Repeat all the material exactly; pictures stay out of your copy.
------------------------------
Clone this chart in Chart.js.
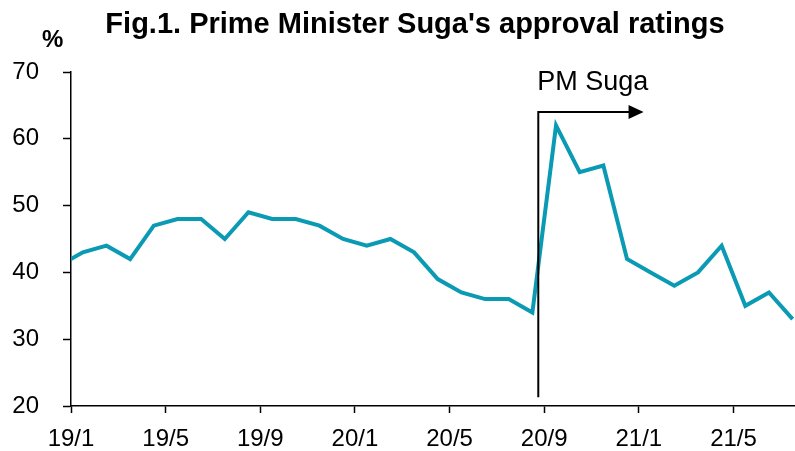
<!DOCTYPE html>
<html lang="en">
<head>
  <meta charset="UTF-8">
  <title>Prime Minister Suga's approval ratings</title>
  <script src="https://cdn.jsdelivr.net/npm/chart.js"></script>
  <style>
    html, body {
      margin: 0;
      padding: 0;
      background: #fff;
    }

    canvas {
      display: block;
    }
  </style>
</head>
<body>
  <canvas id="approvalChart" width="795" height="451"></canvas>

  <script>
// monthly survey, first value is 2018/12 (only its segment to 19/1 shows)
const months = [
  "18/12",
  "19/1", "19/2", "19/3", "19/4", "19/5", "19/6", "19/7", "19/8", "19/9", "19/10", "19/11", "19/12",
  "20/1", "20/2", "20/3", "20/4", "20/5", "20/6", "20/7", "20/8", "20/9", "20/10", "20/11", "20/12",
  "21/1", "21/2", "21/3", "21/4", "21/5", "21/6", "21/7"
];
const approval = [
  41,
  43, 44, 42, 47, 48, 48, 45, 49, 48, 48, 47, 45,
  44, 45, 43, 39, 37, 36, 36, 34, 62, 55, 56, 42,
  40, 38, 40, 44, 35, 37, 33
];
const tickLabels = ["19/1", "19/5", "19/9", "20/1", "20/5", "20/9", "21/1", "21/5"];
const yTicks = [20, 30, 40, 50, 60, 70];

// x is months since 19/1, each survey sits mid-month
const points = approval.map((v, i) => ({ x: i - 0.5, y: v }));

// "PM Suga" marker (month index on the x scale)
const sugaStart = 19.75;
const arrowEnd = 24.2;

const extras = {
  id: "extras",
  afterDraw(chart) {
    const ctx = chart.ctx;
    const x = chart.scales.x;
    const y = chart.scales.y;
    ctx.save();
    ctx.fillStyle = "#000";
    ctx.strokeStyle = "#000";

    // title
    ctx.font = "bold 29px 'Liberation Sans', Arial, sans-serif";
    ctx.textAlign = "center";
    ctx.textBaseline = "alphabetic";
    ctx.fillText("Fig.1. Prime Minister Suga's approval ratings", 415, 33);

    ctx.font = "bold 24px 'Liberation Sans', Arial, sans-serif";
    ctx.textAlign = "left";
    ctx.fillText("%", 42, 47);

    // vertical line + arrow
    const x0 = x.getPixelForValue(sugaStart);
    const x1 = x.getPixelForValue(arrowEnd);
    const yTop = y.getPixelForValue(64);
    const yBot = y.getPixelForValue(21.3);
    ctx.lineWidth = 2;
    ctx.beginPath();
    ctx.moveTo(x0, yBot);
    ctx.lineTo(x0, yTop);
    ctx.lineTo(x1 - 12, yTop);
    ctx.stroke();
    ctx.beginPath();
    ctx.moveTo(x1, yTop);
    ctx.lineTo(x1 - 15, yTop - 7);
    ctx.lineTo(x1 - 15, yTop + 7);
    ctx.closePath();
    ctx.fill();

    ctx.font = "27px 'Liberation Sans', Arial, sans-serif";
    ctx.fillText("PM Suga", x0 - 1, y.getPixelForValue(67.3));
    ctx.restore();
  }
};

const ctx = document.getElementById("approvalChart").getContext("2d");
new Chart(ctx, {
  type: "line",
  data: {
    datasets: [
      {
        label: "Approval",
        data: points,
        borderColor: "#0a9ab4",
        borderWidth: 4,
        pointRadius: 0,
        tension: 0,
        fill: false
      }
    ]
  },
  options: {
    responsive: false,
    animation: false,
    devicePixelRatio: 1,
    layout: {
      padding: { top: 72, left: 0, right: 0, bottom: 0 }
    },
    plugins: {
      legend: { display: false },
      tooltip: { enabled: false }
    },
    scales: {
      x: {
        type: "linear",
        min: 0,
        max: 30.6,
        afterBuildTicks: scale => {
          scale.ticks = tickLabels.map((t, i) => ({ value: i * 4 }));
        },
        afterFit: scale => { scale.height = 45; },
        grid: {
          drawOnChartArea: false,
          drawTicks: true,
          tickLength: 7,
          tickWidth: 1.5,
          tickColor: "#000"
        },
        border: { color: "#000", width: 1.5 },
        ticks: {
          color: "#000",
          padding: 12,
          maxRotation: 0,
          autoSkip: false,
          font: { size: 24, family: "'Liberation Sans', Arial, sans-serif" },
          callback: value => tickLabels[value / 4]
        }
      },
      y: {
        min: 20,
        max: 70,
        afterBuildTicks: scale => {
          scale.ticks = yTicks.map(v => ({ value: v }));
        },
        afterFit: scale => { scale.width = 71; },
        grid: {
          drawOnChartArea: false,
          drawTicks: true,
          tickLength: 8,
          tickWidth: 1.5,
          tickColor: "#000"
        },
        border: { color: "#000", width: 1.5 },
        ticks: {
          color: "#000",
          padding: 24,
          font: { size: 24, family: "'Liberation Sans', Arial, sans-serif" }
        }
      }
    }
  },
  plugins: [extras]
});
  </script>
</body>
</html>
------------------------------
# THE ANSWER:
Clone this chart in Chart.js.
<!DOCTYPE html>
<html lang="en">
<head>
  <meta charset="UTF-8">
  <title>Prime Minister Suga's approval ratings</title>
  <script src="https://cdn.jsdelivr.net/npm/chart.js"></script>
  <style>
    html, body {
      margin: 0;
      padding: 0;
      background: #fff;
    }

    canvas {
      display: block;
    }
  </style>
</head>
<body>
  <canvas id="approvalChart" width="795" height="451"></canvas>

  <script>
// monthly survey, first value is 2018/12 (only its segment to 19/1 shows)
const months = [
  "18/12",
  "19/1", "19/2", "19/3", "19/4", "19/5", "19/6", "19/7", "19/8", "19/9", "19/10", "19/11", "19/12",
  "20/1", "20/2", "20/3", "20/4", "20/5", "20/6", "20/7", "20/8", "20/9", "20/10", "20/11", "20/12",
  "21/1", "21/2", "21/3", "21/4", "21/5", "21/6", "21/7"
];
const approval = [
  41,
  43, 44, 42, 47, 48, 48, 45, 49, 48, 48, 47, 45,
  44, 45, 43, 39, 37, 36, 36, 34, 62, 55, 56, 42,
  40, 38, 40, 44, 35, 37, 33
];
const tickLabels = ["19/1", "19/5", "19/9", "20/1", "20/5", "20/9", "21/1", "21/5"];
const yTicks = [20, 30, 40, 50, 60, 70];

// x is months since 19/1, each survey sits mid-month
const points = approval.map((v, i) => ({ x: i - 0.5, y: v }));

// "PM Suga" marker (month index on the x scale)
const sugaStart = 19.75;
const arrowEnd = 24.2;

const extras = {
  id: "extras",
  afterDraw(chart) {
    const ctx = chart.ctx;
    const x = chart.scales.x;
    const y = chart.scales.y;
    ctx.save();
    ctx.fillStyle = "#000";
    ctx.strokeStyle = "#000";

    // title
    ctx.font = "bold 29px 'Liberation Sans', Arial, sans-serif";
    ctx.textAlign = "center";
    ctx.textBaseline = "alphabetic";
    ctx.fillText("Fig.1. Prime Minister Suga's approval ratings", 415, 33);

    ctx.font = "bold 24px 'Liberation Sans', Arial, sans-serif";
    ctx.textAlign = "left";
    ctx.fillText("%", 42, 47);

    // vertical line + arrow
    const x0 = x.getPixelForValue(sugaStart);
    const x1 = x.getPixelForValue(arrowEnd);
    const yTop = y.getPixelForValue(64);
    const yBot = y.getPixelForValue(21.3);
    ctx.lineWidth = 2;
    ctx.beginPath();
    ctx.moveTo(x0, yBot);
    ctx.lineTo(x0, yTop);
    ctx.lineTo(x1 - 12, yTop);
    ctx.stroke();
    ctx.beginPath();
    ctx.moveTo(x1, yTop);
    ctx.lineTo(x1 - 15, yTop - 7);
    ctx.lineTo(x1 - 15, yTop + 7);
    ctx.closePath();
    ctx.fill();

    ctx.font = "27px 'Liberation Sans', Arial, sans-serif";
    ctx.fillText("PM Suga", x0 - 1, y.getPixelForValue(67.3));
    ctx.restore();
  }
};

const ctx = document.getElementById("approvalChart").getContext("2d");
new Chart(ctx, {
  type: "line",
  data: {
    datasets: [
      {
        label: "Approval",
        data: points,
        borderColor: "#0a9ab4",
        borderWidth: 4,
        pointRadius: 0,
        tension: 0,
        fill: false
      }
    ]
  },
  options: {
    responsive: false,
    animation: false,
    devicePixelRatio: 1,
    layout: {
      padding: { top: 72, left: 0, right: 0, bottom: 0 }
    },
    plugins: {
      legend: { display: false },
      tooltip: { enabled: false }
    },
    scales: {
      x: {
        type: "linear",
        min: 0,
        max: 30.6,
        afterBuildTicks: scale => {
          scale.ticks = tickLabels.map((t, i) => ({ value: i * 4 }));
        },
        afterFit: scale => { scale.height = 45; },
        grid: {
          drawOnChartArea: false,
          drawTicks: true,
          tickLength: 7,
          tickWidth: 1.5,
          tickColor: "#000"
        },
        border: { color: "#000", width: 1.5 },
        ticks: {
          color: "#000",
          padding: 12,
          maxRotation: 0,
          autoSkip: false,
          font: { size: 24, family: "'Liberation Sans', Arial, sans-serif" },
          callback: value => tickLabels[value / 4]
        }
      },
      y: {
        min: 20,
        max: 70,
        afterBuildTicks: scale => {
          scale.ticks = yTicks.map(v => ({ value: v }));
        },
        afterFit: scale => { scale.width = 71; },
        grid: {
          drawOnChartArea: false,
          drawTicks: true,
          tickLength: 8,
          tickWidth: 1.5,
          tickColor: "#000"
        },
        border: { color: "#000", width: 1.5 },
        ticks: {
          color: "#000",
          padding: 24,
          font: { size: 24, family: "'Liberation Sans', Arial, sans-serif" }
        }
      }
    }
  },
  plugins: [extras]
});
  </script>
</body>
</html>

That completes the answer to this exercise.